At the moment, most of those potential options involve Antarctic fisheries.

Mining has been prohibited in Antarctica since 1998 under an environmental protocol to the Antarctic Treaty. The protocol is immutable until 2048, at which point a member of the Antarctic Treaty could potentially call for a review. Member parties could then, theoretically, decide to overturn the mining ban.

The likelihood of that outcome is up for debate—Press, for his part, has suggested that it probably would be difficult to accomplish. Still, the remote possibility of future mining opportunities could be a factor in today’s discussions, he added.

Another lingering question: How to solve these disputes.

“Nobody is talking about changing the consensus approach,” said Roura, the ASOS adviser. “But there has to be ways of facilitating the consensus process and ensure that consensus happens.”

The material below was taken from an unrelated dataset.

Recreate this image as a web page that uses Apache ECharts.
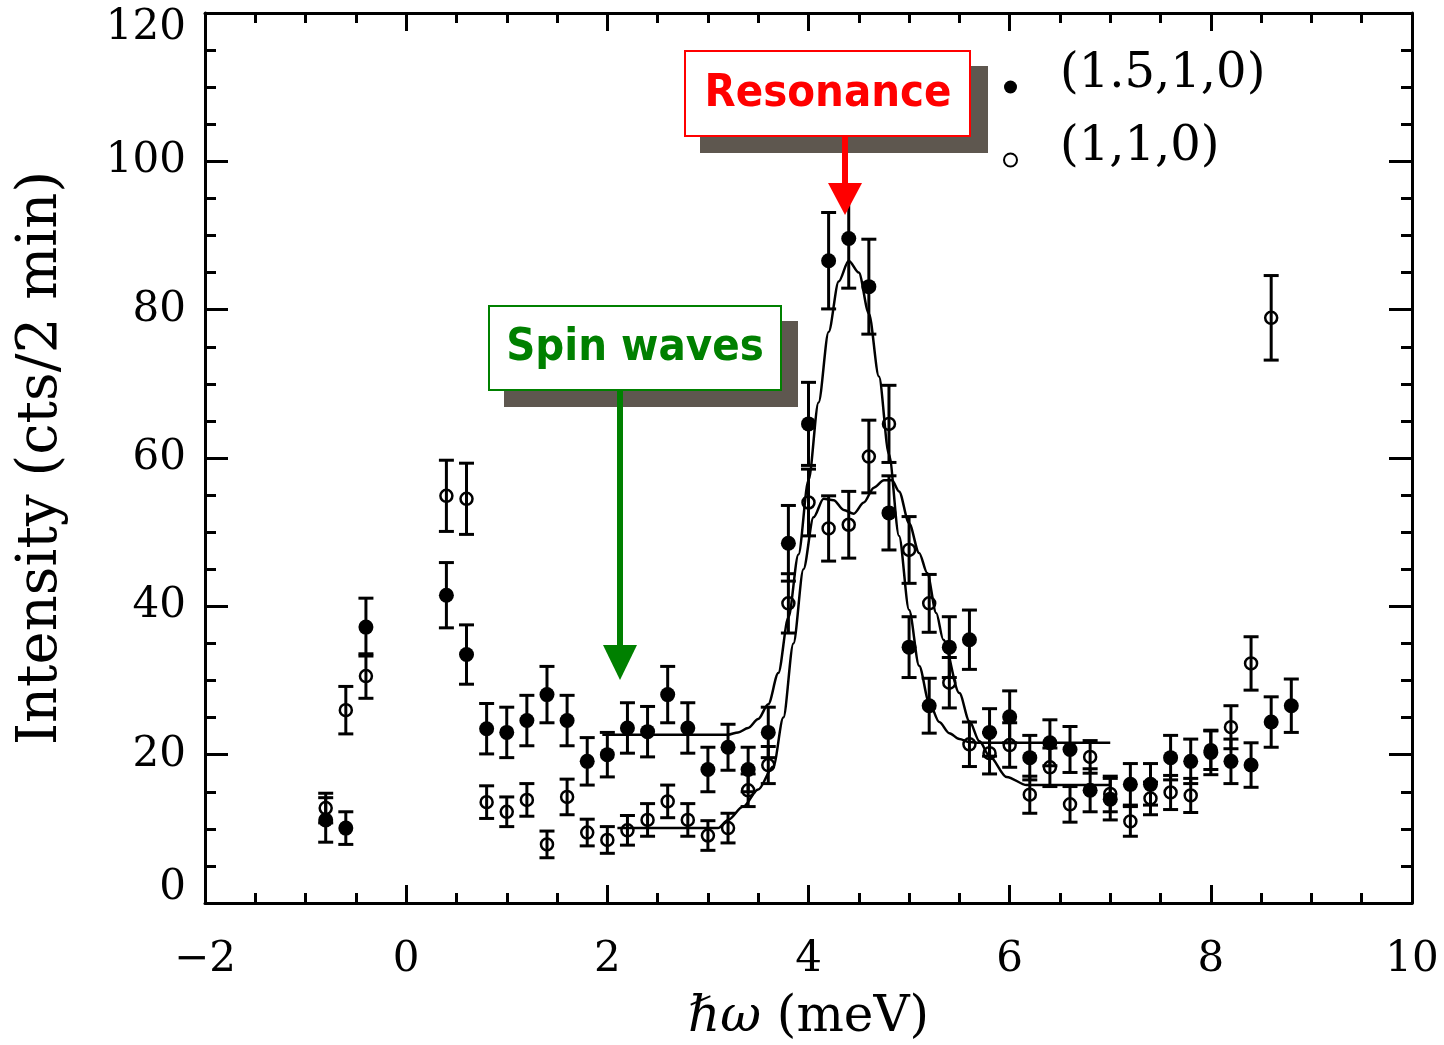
<!DOCTYPE html>
<html><head><meta charset="utf-8">
<script src="https://cdn.jsdelivr.net/npm/echarts@6/dist/echarts.min.js"></script>
<style>html,body{margin:0;padding:0;background:#fff}#c{width:1444px;height:1045px}</style>
</head><body><div id="c"></div>
<script>
// Energy transfer (meV) of measured points
const energies = [-0.8,-0.6,-0.4,0.4,0.6,
  0.8,1.0,1.2,1.4,1.6,1.8,2.0,2.2,2.4,2.6,2.8,3.0,3.2,3.4,3.6,
  3.8,4.0,4.2,4.4,4.6,4.8,5.0,5.2,5.4,5.6,
  5.8,6.0,6.2,6.4,6.6,6.8,7.0,7.2,7.4,7.6,7.8,8.0,8.2,8.4,8.6,8.8];
// (1.5,1,0) filled symbols
const filledY = [11.2,10.1,37.2,41.5,33.5,
  23.5,23.0,24.6,28.1,24.6,19.1,20.0,23.6,23.1,28.1,23.6,18.0,21.0,18.0,23.0,
  48.5,64.6,86.6,89.6,83.1,52.6,34.5,26.6,34.5,35.5,
  23.0,25.1,19.6,21.6,20.7,15.2,14.0,16.0,16.0,19.6,19.1,20.3,19.1,18.6,24.4,26.6];
const filledErr = [3.0,2.2,3.9,4.4,4.0,
  3.4,3.4,3.4,3.8,3.4,3.2,3.0,3.4,3.4,3.8,3.4,3.0,3.1,3.0,3.4,
  5.1,5.6,6.5,6.7,6.4,5.0,4.1,3.7,4.1,4.0,
  3.2,3.5,3.0,3.1,3.1,2.9,2.8,2.8,2.8,3.0,3.0,3.0,3.0,3.0,3.4,3.6];
// (1,1,0) open symbols
const openY = [12.8,26.0,30.6,54.9,54.5,
  13.6,12.3,13.9,7.9,14.3,9.5,8.5,9.8,11.2,13.7,11.2,9.1,10.1,15.2,18.6,
  40.4,54.0,50.5,51.0,60.2,64.6,47.6,40.4,29.7,21.4,
  20.2,21.3,14.6,18.3,13.3,19.7,14.7,11.0,14.1,14.9,14.5,20.6,23.7,32.3,78.9,null];
const openErr = [2.0,3.2,3.0,4.8,4.8,
  2.2,2.0,2.2,1.8,2.4,1.8,1.8,2.0,2.2,2.2,2.2,2.0,2.0,2.2,2.5,
  4.0,4.5,4.4,4.5,4.9,5.2,4.5,3.9,3.4,3.0,
  2.8,3.0,2.5,2.6,2.4,2.2,2.4,2.0,2.2,2.3,2.3,2.6,2.9,3.6,5.7,null];
// fitted curves
const filledFitX = [1.95,3.2,3.3,3.4,3.5,3.6,3.7,3.8,3.9,4.0,4.1,4.2,4.3,4.4,4.5,4.6,4.7,4.8,4.9,5.0,5.1,5.2,5.3,5.4,5.5,5.6,5.7,7.0];
const filledFitY = [22.7,22.7,23.0,23.6,24.8,26.8,31.0,38.5,47.0,57.0,67.5,77.0,83.8,86.6,85.0,79.5,71.0,60.5,49.5,39.5,32.0,27.0,24.4,22.9,22.1,21.7,21.6,21.6];
const openFitX = [2.1,3.1,3.2,3.35,3.5,3.65,3.75,3.85,3.95,4.05,4.15,4.25,4.35,4.45,4.55,4.65,4.75,4.83,4.9,5.0,5.1,5.18,5.27,5.34,5.5,5.6,5.7,5.8,5.97,6.17,7.0];
const openFitY = [10.1,10.1,11.2,13.0,15.3,18.4,25.0,35.0,45.0,52.0,54.5,54.3,53.0,52.5,54.0,56.0,57.0,57.0,55.5,51.2,47.2,44.5,39.1,35.5,28.3,24.5,21.8,19.8,17.0,15.9,15.9];
const seriesNames = ['(1.5,1,0)', '(1,1,0)'];
const xRange = [-2, 10, 2];
const yRange = [0, 120, 20];
const xTitle = '{it|ℏω} (meV)';
const yTitle = 'Intensity (cts/2 min)';
const annotations = ['Resonance', 'Spin waves'];

const zip = (xs, ys) => xs.map((x, i) => [x, ys[i]]);
const withErr = (ys, es) => energies.map((x, i) => ys[i] == null ? null : [x, ys[i], es[i]]).filter(Boolean);

function renderErr(params, api) {
  const x = api.value(0), y = api.value(1), e = api.value(2);
  const t = api.coord([x, y + e]), b = api.coord([x, y - e]);
  const hw = 7.5;
  const st = { stroke: '#000', lineWidth: 3 };
  return { type: 'group', children: [
    { type: 'line', shape: { x1: t[0], y1: t[1], x2: b[0], y2: b[1] }, style: st },
    { type: 'line', shape: { x1: t[0] - hw, y1: t[1], x2: t[0] + hw, y2: t[1] }, style: st },
    { type: 'line', shape: { x1: b[0] - hw, y1: b[1], x2: b[0] + hw, y2: b[1] }, style: st }
  ]};
}

const serif = 'DejaVu Serif';
const axisCommon = (isX, showLabels, pos) => ({
  type: 'value', position: pos,
  min: isX ? xRange[0] : yRange[0], max: isX ? xRange[1] : yRange[1], interval: isX ? xRange[2] : yRange[2],
  axisLine: { show: true, onZero: false, lineStyle: { color: '#000', width: 3 } },
  axisTick: { show: true, inside: true, length: isX ? 18 : 23, lineStyle: { color: '#000', width: 3 } },
  minorTick: { show: true, splitNumber: 4, length: isX ? 10 : 11, lineStyle: { color: '#000', width: 3 } },
  splitLine: { show: false },
  axisLabel: showLabels ? (isX ? {
    show: true, margin: 36, fontFamily: serif, fontSize: 42, color: '#000',
    formatter: v => v < 0 ? '\u2212' + Math.abs(v) : String(v)
  } : {
    show: true, margin: 19, fontFamily: serif, fontSize: 42, color: '#000',
    showMinLabel: false, showMaxLabel: false
  }) : { show: false }
});
// label-only axes that keep the end labels inside the frame
const endLabelAxis = (which) => ({
  type: 'value', position: 'left',
  min: yRange[0], max: yRange[1], interval: yRange[2],
  axisLine: { show: false, onZero: false }, axisTick: { show: false }, minorTick: { show: false }, splitLine: { show: false },
  axisLabel: { show: true, margin: 19, fontFamily: serif, fontSize: 42, color: '#000', lineHeight: 30,
    verticalAlign: which === 'min' ? 'bottom' : 'top',
    formatter: v => (which === 'min' ? v === yRange[0] : v === yRange[1]) ? String(v) : '' }
});

const chart = echarts.init(document.getElementById('c'), null, { renderer: 'canvas' });
const xMain = Object.assign(axisCommon(true, true, 'bottom'), {
  name: xTitle, nameLocation: 'middle', nameGap: 90,
  nameTextStyle: { fontFamily: serif, fontSize: 50, color: '#000',
    rich: { it: { fontFamily: serif, fontSize: 50, fontStyle: 'italic', color: '#000' } } }
});
const yMain = Object.assign(axisCommon(false, true, 'left'), {
  name: yTitle, nameLocation: 'middle', nameGap: 136, nameRotate: 90,
  nameTextStyle: { fontFamily: serif, fontSize: 56, color: '#000' }
});

chart.setOption({
  animation: false,
  backgroundColor: '#fff',
  grid: { left: 205, right: 32, top: 13, bottom: 142, outerBoundsMode: 'none', containLabel: false },
  xAxis: [xMain, axisCommon(true, false, 'top')],
  yAxis: [yMain, axisCommon(false, false, 'right'), endLabelAxis('min'), endLabelAxis('max')],
  legend: {
    data: seriesNames, orient: 'vertical', left: 1003, top: 51, padding: 0,
    itemWidth: 13, itemHeight: 13, itemGap: 2, selectedMode: false,
    formatter: n => n + '\n{s|}',
    textStyle: { fontFamily: serif, fontSize: 48, color: '#000', lineHeight: 46, padding: [0, 0, 0, 38],
      rich: { s: { lineHeight: 24, fontSize: 10 } } }
  },
  series: [
    { type: 'line', data: zip(filledFitX, filledFitY), showSymbol: false, smooth: 0.3, smoothMonotone: 'x',
      lineStyle: { color: '#000', width: 2.5 }, z: 2, silent: true },
    { type: 'line', data: zip(openFitX, openFitY), showSymbol: false, smooth: 0.3, smoothMonotone: 'x',
      lineStyle: { color: '#000', width: 2.5 }, z: 2, silent: true },
    { type: 'custom', renderItem: renderErr, data: withErr(filledY, filledErr), encode: { x: 0, y: 1 }, z: 3 },
    { type: 'custom', renderItem: renderErr, data: withErr(openY, openErr), encode: { x: 0, y: 1 }, z: 3 },
    { name: seriesNames[0], type: 'scatter', data: withErr(filledY, filledErr).map(d => [d[0], d[1]]),
      symbol: 'circle', symbolSize: 15, itemStyle: { color: '#000', opacity: 1 }, z: 5 },
    { name: seriesNames[1], type: 'scatter', data: withErr(openY, openErr).map(d => [d[0], d[1]]),
      symbol: 'circle', symbolSize: 12, itemStyle: { color: 'rgba(255,255,255,0)', borderColor: '#000', borderWidth: 2.5, opacity: 1 }, z: 5 }
  ],
  graphic: [
    { type: 'rect', shape: { x: 700, y: 66, width: 288, height: 87 }, style: { fill: '#5e574f' }, z: 100 },
    { type: 'rect', shape: { x: 685, y: 51, width: 285, height: 85 }, style: { fill: '#fff', stroke: '#ff0000', lineWidth: 2 }, z: 101 },
    { type: 'text', x: 828, y: 94, style: { text: annotations[0], fill: '#ff0000', font: 'bold 45px "DejaVu Sans Condensed", "DejaVu Sans", sans-serif', textAlign: 'center', textVerticalAlign: 'middle' }, z: 102 },
    { type: 'rect', shape: { x: 842, y: 136, width: 6, height: 50 }, style: { fill: '#ff0000' }, z: 102 },
    { type: 'polygon', shape: { points: [[828, 183], [862, 183], [845, 215]] }, style: { fill: '#ff0000' }, z: 102 },
    { type: 'rect', shape: { x: 504, y: 321, width: 294, height: 86 }, style: { fill: '#5e574f' }, z: 100 },
    { type: 'rect', shape: { x: 489, y: 306, width: 292, height: 84 }, style: { fill: '#fff', stroke: '#008000', lineWidth: 2 }, z: 101 },
    { type: 'text', x: 635, y: 348, style: { text: annotations[1], fill: '#008000', font: 'bold 45px "DejaVu Sans Condensed", "DejaVu Sans", sans-serif', textAlign: 'center', textVerticalAlign: 'middle' }, z: 102 },
    { type: 'rect', shape: { x: 617, y: 390, width: 6, height: 258 }, style: { fill: '#008000' }, z: 102 },
    { type: 'polygon', shape: { points: [[603, 645], [637, 645], [620, 680]] }, style: { fill: '#008000' }, z: 102 }
  ]
});
</script></body></html>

There are certain international dispute provisions that countries can use in times of serious disagreements, Press pointed out. In 2010, Australia brought a case against Japan to the International Court of Justice over its Antarctic whaling activities. The court ruled against Japan in 2014.

Otherwise, he said, “concerted, high-level diplomatic activity” is probably the best strategy.

Averting future disputes over Antarctic conservation and safeguarding its valuable resources is critical, Press added.

“Climate change is the biggest threat to the Antarctic. And globally, the Antarctic is going to be incredibly significant for global food security in the future,” he said. “So resolving this politicization of science and the use of spurious science to block consensus is a major issue and needs to be dealt with.”